Problem to solve: Exactly retype the lines from the top of the data through the line containing "ax = fig.add_axes([0.172, 0.118, 0.795, 0.856])", leaving out every picture.

Dataset rows
•••••
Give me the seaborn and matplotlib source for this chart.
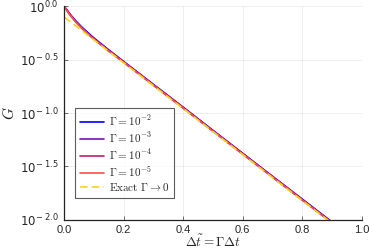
import numpy as np
import pandas as pd
import matplotlib
matplotlib.use("Agg")
import matplotlib.pyplot as plt
from matplotlib.ticker import NullLocator, FixedLocator, FixedFormatter
import seaborn as sns

# ---- data ----
x_vals = [0.0, 0.005, 0.01, 0.02, 0.04, 0.06, 0.08, 0.1, 0.15, 0.2, 0.3, 0.4, 0.5, 0.6, 0.7, 0.8, 0.9]
g_1e2 = [1.0, 0.958, 0.918, 0.842, 0.725, 0.636, 0.566, 0.505, 0.390, 0.304, 0.1854, 0.1133, 0.0688, 0.0419, 0.0255, 0.0156, 0.00951]
g_1e3 = [1.0, 0.953, 0.910, 0.833, 0.715, 0.626, 0.557, 0.498, 0.386, 0.301, 0.1836, 0.1122, 0.0681, 0.0415, 0.0253, 0.0154, 0.00941]
g_1e4 = [1.0, 0.951, 0.907, 0.829, 0.710, 0.622, 0.553, 0.494, 0.384, 0.300, 0.1827, 0.1117, 0.0678, 0.0413, 0.0252, 0.0153, 0.00937]
g_1e5 = [1.0, 0.949, 0.904, 0.825, 0.706, 0.618, 0.549, 0.491, 0.379, 0.298, 0.1818, 0.1111, 0.0675, 0.0411, 0.0250, 0.0153, 0.00932]
g_exact = [0.794, 0.775, 0.756, 0.719, 0.652, 0.590, 0.535, 0.484, 0.378, 0.295, 0.180, 0.110, 0.0668, 0.0407, 0.0248, 0.0151, 0.00923]

series_labels = [r"$\Gamma = 10^{-2}$", r"$\Gamma = 10^{-3}$", r"$\Gamma = 10^{-4}$",
                 r"$\Gamma = 10^{-5}$", r"$\mathrm{Exact}\ \Gamma \rightarrow 0$"]
series_values = [g_1e2, g_1e3, g_1e4, g_1e5, g_exact]
colors = ["#0000ff", "#7314b0", "#c41f6e", "#ff4b4b", "#ffd21f"]

x_ticks = [0.0, 0.2, 0.4, 0.6, 0.8, 1.0]
x_ticklabels = ["0.0", "0.2", "0.4", "0.6", "0.8", "1.0"]
y_tick_exps = [0.0, -0.5, -1.0, -1.5, -2.0]
y_ticklabels = [r"$10^{0.0}$", r"$10^{-\ 0.5}$", r"$10^{-\ 1.0}$", r"$10^{-\ 1.5}$", r"$10^{-\ 2.0}$"]

# ---- style ----
sns.set_style("white")
plt.rcParams["font.family"] = ["Liberation Sans", "DejaVu Sans"]
plt.rcParams["mathtext.fontset"] = "cm"

fig = plt.figure(figsize=(3.74, 2.49), dpi=100)
ax = fig.add_axes([0.172, 0.118, 0.795, 0.856])

frames = []
for lab, vals in zip(series_labels, series_values):
    frames.append(pd.DataFrame({"x": x_vals, "G": vals, "series": lab}))
df = pd.concat(frames, ignore_index=True)

for lab, col in zip(series_labels, colors):
    sub = df[df["series"] == lab]
    dashed = "Exact" in lab
    sns.lineplot(data=sub, x="x", y="G", ax=ax, color=col, lw=1.2,
                 label=lab, estimator=None, sort=False,
                 linestyle=(0, (4.5, 2.5)) if dashed else "-")

ax.set_yscale("log")
ax.set_xlim(0, 1.0)
ax.set_ylim(10 ** -2.0, 1.0)
ax.xaxis.set_major_locator(FixedLocator(x_ticks))
ax.xaxis.set_major_formatter(FixedFormatter(x_ticklabels))
ax.yaxis.set_major_locator(FixedLocator([10 ** e for e in y_tick_exps]))
ax.yaxis.set_major_formatter(FixedFormatter(y_ticklabels))
ax.yaxis.set_minor_locator(NullLocator())
ax.xaxis.set_minor_locator(NullLocator())

ax.grid(True, color="#000000", alpha=0.08, lw=0.6)
for s in ["top", "right"]:
    ax.spines[s].set_visible(False)
for s in ["left", "bottom"]:
    ax.spines[s].set_color("#222222")
    ax.spines[s].set_linewidth(0.9)
ax.tick_params(axis="both", direction="in", length=3, width=0.6, color="#555555",
               labelsize=8, left=True, bottom=True)
ax.tick_params(axis="x", pad=4)
ax.tick_params(axis="y", pad=4)
for lbl in ax.get_yticklabels():
    lbl.set_math_fontfamily("dejavusans")
    lbl.set_fontsize(8.5)
    lbl.set_verticalalignment("center_baseline")

ax.set_xlabel(r"$\Delta\tilde{t} = \Gamma\Delta t$", fontsize=9.5, labelpad=-1)
ax.set_ylabel(r"$G$", fontsize=11, labelpad=2)

leg = ax.legend(loc="lower left", bbox_to_anchor=(0.035, 0.10), fontsize=8,
                frameon=True, fancybox=False, edgecolor="#333333",
                handlelength=2.2, handletextpad=0.4, labelspacing=0.2,
                borderpad=0.45, borderaxespad=0.0)
leg.get_frame().set_linewidth(0.8)

fig.savefig("out.png", dpi=100)
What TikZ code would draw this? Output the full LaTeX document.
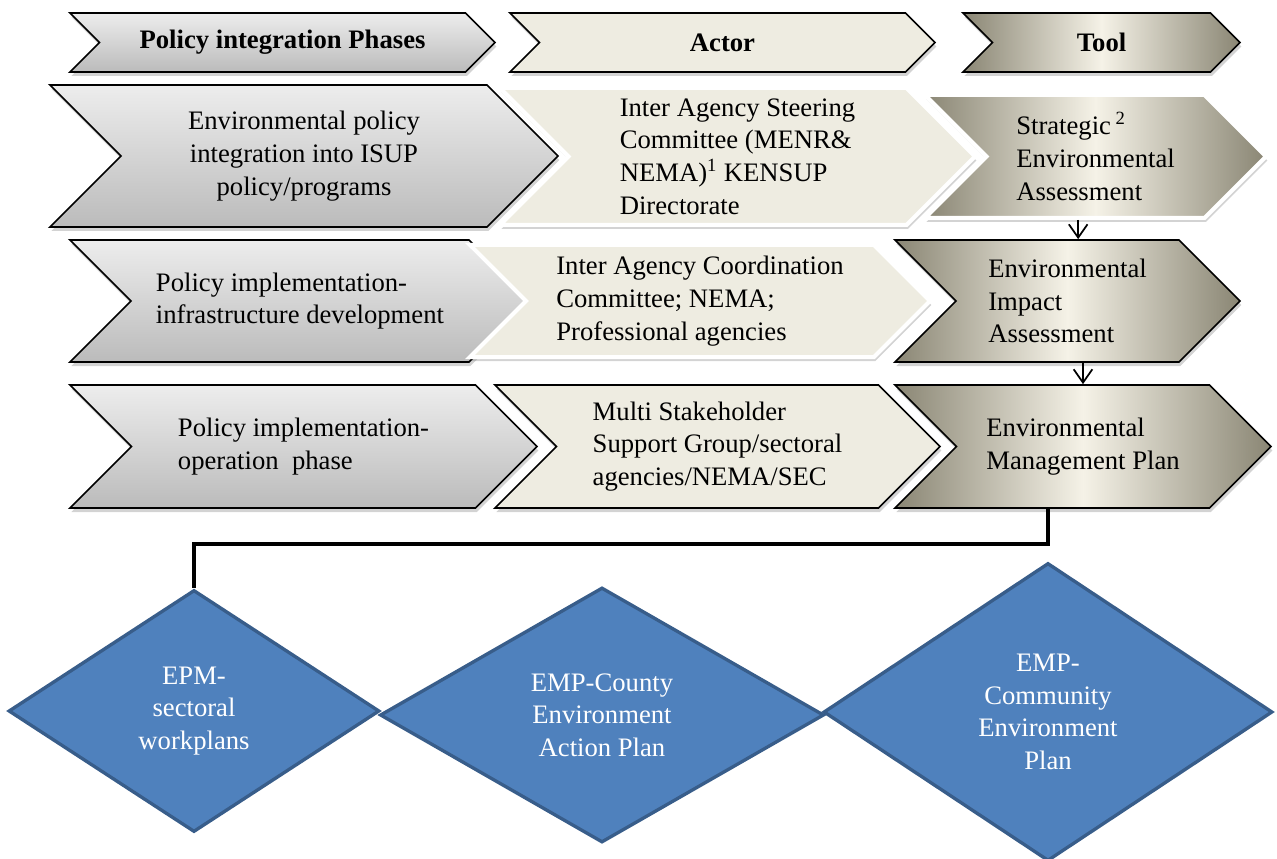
\documentclass[tikz,border=0pt]{standalone}
\usepackage{fontspec}
\setmainfont{Liberation Serif}
\usetikzlibrary{shapes.symbols,shapes.geometric,shadows,arrows.meta}
\definecolor{phasetop}{HTML}{EDEDED}
\definecolor{phasebot}{HTML}{BBBBBB}
\definecolor{actorfill}{HTML}{EEECE1}
\definecolor{tooldark}{HTML}{8A8674}
\definecolor{toollight}{HTML}{F5F2E7}
\definecolor{planfill}{HTML}{4F81BD}
\definecolor{planline}{HTML}{385D8A}
\begin{document}
\begin{tikzpicture}[x=0.75pt, y=-0.75pt,
		>={Straight Barb[length=10pt, width=14pt]},
		chev/.style={signal, signal from=west, signal to=east, draw=black, line width=1.3pt, inner sep=0pt, align=left, font=\fontsize{20}{24.5}\selectfont, drop shadow={opacity=0.35, shadow xshift=1pt, shadow yshift=-3pt}},
		phase/.style={chev, top color=phasetop, bottom color=phasebot},
		actor/.style={chev, fill=actorfill},
		tool/.style={chev, left color=tooldark, right color=tooldark, middle color=toollight},
		rim/.style={draw=white, line width=3pt},
		head/.style={font=\bfseries\fontsize{20}{24.5}\selectfont},
		plan/.style={diamond, draw=planline, line width=2.5pt, fill=planfill, text=white, align=center, inner sep=0pt, font=\fontsize{20}{24.5}\selectfont},
		arrow/.style={->, line width=1.3pt},
		link/.style={line width=2.5pt}
		]
		
		\useasboundingbox (0,0) rectangle (1277,859);
		
		\node[phase, head, minimum width=318.75pt, minimum height=44.25pt] (phases) at (282.5,42.5) {Policy integration Phases};
		\node[actor, head, minimum width=318.75pt, minimum height=44.25pt] (actor) at (722.5,42.5) {Actor};
		\node[tool, head, minimum width=207.75pt, minimum height=44.25pt] (tool) at (1101.5,42.5) {Tool};
		
		\node[phase, align=center, minimum width=381pt, minimum height=106.5pt] (integration) at (304,156) {Environmental policy\\integration into ISUP\\policy/programs};
		\node[actor, rim, minimum width=356.25pt, minimum height=102.75pt] (steering) at (737.5,156.5) {Inter Agency Steering\\Committee (MENR\&\\NEMA)\textsuperscript{1} KENSUP\\Directorate};
		\node[tool, rim, minimum width=255.75pt, minimum height=92.25pt] (sea) at (1095.5,156.5) {Strategic\,\textsuperscript{2}\\Environmental\\Assessment};
		
		\node[phase, minimum width=345pt, minimum height=91.5pt] (infra) at (300,301) {Policy implementation-\\infrastructure development};
		\node[actor, rim, minimum width=345pt, minimum height=84pt] (coordination) at (700,301) {Inter Agency Coordination\\Committee; NEMA;\\Professional agencies};
		\node[tool, minimum width=258.75pt, minimum height=91.5pt] (eia) at (1067.5,301) {Environmental\\Impact\\Assessment};
		
		\node[phase, minimum width=350.25pt, minimum height=92.25pt] (operation) at (303.5,446.5) {Policy implementation-\\operation\ \ phase};
		\node[actor, minimum width=333.75pt, minimum height=92.25pt] (stakeholder) at (717.5,446.5) {Multi Stakeholder\\Support Group/sectoral\\agencies/NEMA/SEC};
		\node[tool, minimum width=282pt, minimum height=92.25pt] (emp) at (1083,446.5) {Environmental\\Management Plan};
		
		\node[plan, minimum width=278.25pt, minimum height=181.5pt] (sectoral) at (194,711) {EPM-\\sectoral\\workplans};
		\node[plan, minimum width=333pt, minimum height=191.25pt] (county) at (602,715) {EMP-County\\Environment\\Action Plan};
		\node[plan, minimum width=336.75pt, minimum height=223.5pt] (community) at (1048,712) {EMP-\\Community\\Environment\\Plan};
		
		\coordinate (seafoot) at ([xshift=-13pt]sea.south);
		\draw[arrow] (seafoot) -- (seafoot |- eia.north);
		\draw[arrow] (eia.south -| emp.north) -- (emp.north);
		\draw[link] (emp.south -| community.north) -- ++(0,35) -| (sectoral.north);
		
	\end{tikzpicture}
\end{document}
•••••
Response to the exercise:
Give me the seaborn and matplotlib source for this chart.
import numpy as np
import pandas as pd
import matplotlib
matplotlib.use("Agg")
import matplotlib.pyplot as plt
from matplotlib.ticker import NullLocator, FixedLocator, FixedFormatter
import seaborn as sns

# ---- data ----
x_vals = [0.0, 0.005, 0.01, 0.02, 0.04, 0.06, 0.08, 0.1, 0.15, 0.2, 0.3, 0.4, 0.5, 0.6, 0.7, 0.8, 0.9]
g_1e2 = [1.0, 0.958, 0.918, 0.842, 0.725, 0.636, 0.566, 0.505, 0.390, 0.304, 0.1854, 0.1133, 0.0688, 0.0419, 0.0255, 0.0156, 0.00951]
g_1e3 = [1.0, 0.953, 0.910, 0.833, 0.715, 0.626, 0.557, 0.498, 0.386, 0.301, 0.1836, 0.1122, 0.0681, 0.0415, 0.0253, 0.0154, 0.00941]
g_1e4 = [1.0, 0.951, 0.907, 0.829, 0.710, 0.622, 0.553, 0.494, 0.384, 0.300, 0.1827, 0.1117, 0.0678, 0.0413, 0.0252, 0.0153, 0.00937]
g_1e5 = [1.0, 0.949, 0.904, 0.825, 0.706, 0.618, 0.549, 0.491, 0.379, 0.298, 0.1818, 0.1111, 0.0675, 0.0411, 0.0250, 0.0153, 0.00932]
g_exact = [0.794, 0.775, 0.756, 0.719, 0.652, 0.590, 0.535, 0.484, 0.378, 0.295, 0.180, 0.110, 0.0668, 0.0407, 0.0248, 0.0151, 0.00923]

series_labels = [r"$\Gamma = 10^{-2}$", r"$\Gamma = 10^{-3}$", r"$\Gamma = 10^{-4}$",
                 r"$\Gamma = 10^{-5}$", r"$\mathrm{Exact}\ \Gamma \rightarrow 0$"]
series_values = [g_1e2, g_1e3, g_1e4, g_1e5, g_exact]
colors = ["#0000ff", "#7314b0", "#c41f6e", "#ff4b4b", "#ffd21f"]

x_ticks = [0.0, 0.2, 0.4, 0.6, 0.8, 1.0]
x_ticklabels = ["0.0", "0.2", "0.4", "0.6", "0.8", "1.0"]
y_tick_exps = [0.0, -0.5, -1.0, -1.5, -2.0]
y_ticklabels = [r"$10^{0.0}$", r"$10^{-\ 0.5}$", r"$10^{-\ 1.0}$", r"$10^{-\ 1.5}$", r"$10^{-\ 2.0}$"]

# ---- style ----
sns.set_style("white")
plt.rcParams["font.family"] = ["Liberation Sans", "DejaVu Sans"]
plt.rcParams["mathtext.fontset"] = "cm"

fig = plt.figure(figsize=(3.74, 2.49), dpi=100)
ax = fig.add_axes([0.172, 0.118, 0.795, 0.856])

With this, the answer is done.